Tout comme ces objets, la mise en scène aussi attend son tour. Elle se met au niveau des personnages, attend patiemment leur montée en piste, le moment où elle leur donnera de la hauteur, mais dans un premier temps, elle se fait timide, sinon pour le premier plan du film : on voit la petite famille profiter d’un moment ensembles, de s’amuser autour d’un karaoké, à travers un petit miroir rond — ce symbole sera omniprésent et nous montrera qu’il est possible de passer de l’unité première au chaos si celle-ci est torturée, dévoyée. Rond comme les tambours de machines à laver, rond comme l’univers, comme un bagel, comme tout ce qui est agréable, mais déformant, comme tous les miroirs. Le surcadrage nous ferait presque croire qu’on observe une famille à travers le judas ou le trou de la serrure d’une porte, qu’on est spectateur d’une scène d’intime convivialité. La caméra s’avance et s’avance, allant à l’encontre de cette image simple mais belle. D’un coup, la musique s’arrête, la caméra aussi. On entend un clique et le changement de lumière passant de la nuit au jour nous indique que quelque chose a définitivement changé. Les contrastes, les couleurs laissent place à ce qui ressemble à la réalité. Le miroir pivote, nous offrant la vue du salon dans son entièreté et la caméra reprend son mouvement. Un personnage fait apparition dans le champ pendant que l’on pénètre à l’intérieur de ce cadre sans interruptions, à la façon de La haine ou de Contact.
Tout le propos y est suggéré, élégamment évoqué sans trop de rond-de-jambe. Le mouvement est ambitieux, virtuose mais pertinent et a le mérite de ne pas être tape-à-l’oeil. Du reste, le début du film est calme, terre-à-terre, s’accordant sur l’univers qui a été choisi pour nous : le réel et ce qu’il a de monotone. Cette tranquillité, bientôt brisée par des personnages bruyants, qui s'interpellent sans cesse, ne s’écoutent pas, participent à cette ambiance cacophonique qui pourrait en devenir agaçante si poussée à bout. Déjà, le rythme s’accélère : les cuts sont plus secs, les sons viennent ponctuer le récit, les plans fixes sont constamment enrichis. Quelques instants plus tard, le film sera animé par une quête extatique de mouvement. Les sons bondissent et rebondissent, les lumières sautent et sursautent. Véritables explosions de couleurs, le film rentre en transe, et, possédé par l’esprit de la vitesse, par un dynamisme farouche, il s’autorise tout. Il bouscule les codes, il dérange la mise en scène juste que dans le format d’image. On passe du Wu Xia Pian(ce genre typiquement asiatique de films avec des épées, des longues étoffes et des sauts — avec panache! qui ont l’allure de vols), au dessin animé, au mélodrame, à la comédie bien-sûr, absurde souvent, genre où les Daniels sont très à l’aise et trouvent le moyen de surprendre et de se renouveler dans une irrévérence pleine d’ingéniosité. C’est parfois vulgaire mais jamais grossier, toujours très drôle, mêlé de profane et de sacré dans un tourbillon d’émotions jouissif qui réussit son pari initial, celui de tout art qui se respecte : nous faire aimer la vie.
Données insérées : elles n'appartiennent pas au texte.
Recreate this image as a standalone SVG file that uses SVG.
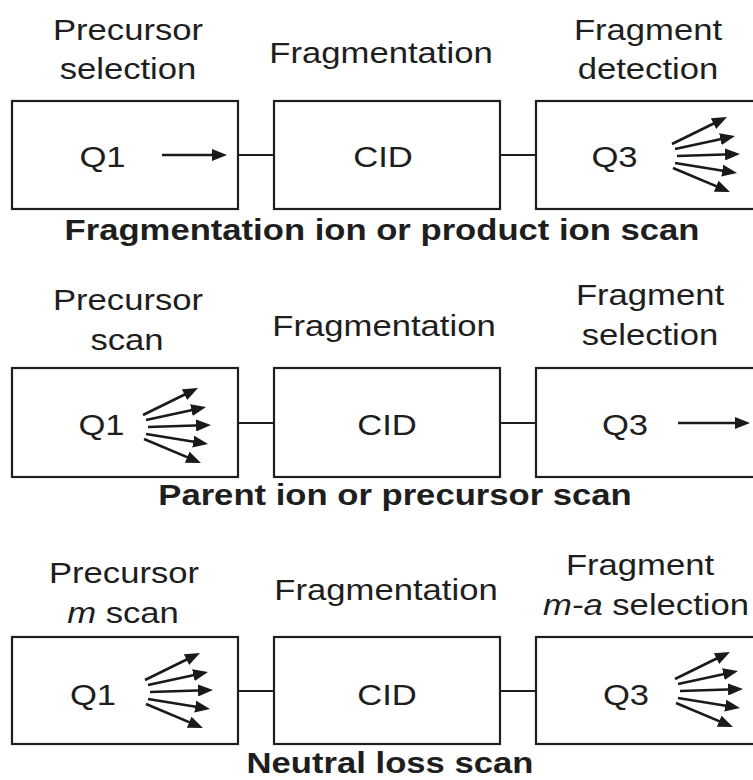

Les sentiments sont bons, et même si on sait que ça ne fait pas de la bonne littérature, on lui pardonne. C’est parfois niais, mais toujours juste, et on ne peut s’empêcher d’être pris dans cette vague de passions qui a le bon goût de nous ramener là où on est bien. Profondément touché, marqué à vie par une œuvre qu’on se réjouit d’avoir vu sur grand écran, on est plongé dans une telle ivresse de sensations qu’on se demande si les Daniel’s ne s'appelleraient pas tous les deux Jack. Bouleversés, on se rappelle la phrase de Godard qui veut que l’important n’est pas de comprendre, mais de ressentir.
Si ce n’était pour l’absence de dégoût, d’envie de vomir ou de vertige, on pourrait presque croire qu’on vient de sauter d’un univers à un autre, tant les transports dans lesquels on est plongés sont intenses. Pas besoin d’aller chercher du surnaturel, de l’occulte ou des pouvoirs magiques : la magie, c’est ce procédé qui consiste à projeter des images sur un grand écran, dans une salle sombre pleine de têtes rassurantes et envoûtées. Et quand le tour du magicien est aussi réglé que Everything, everywhere, all at once, la magie opère. On oublie tout. Non, on se souvient de tout, de ce qu’on possède, de tout ce qui est possible dans cette vie aussi limitée soit-elle. On refuse le tourment des regrets, des choix qu’on aurait pu faire et on jure Amor Fati.
À choisir, on souhaiterait vivre dans un monde où une expérience comme celle-là est possible. Ça tombe bien.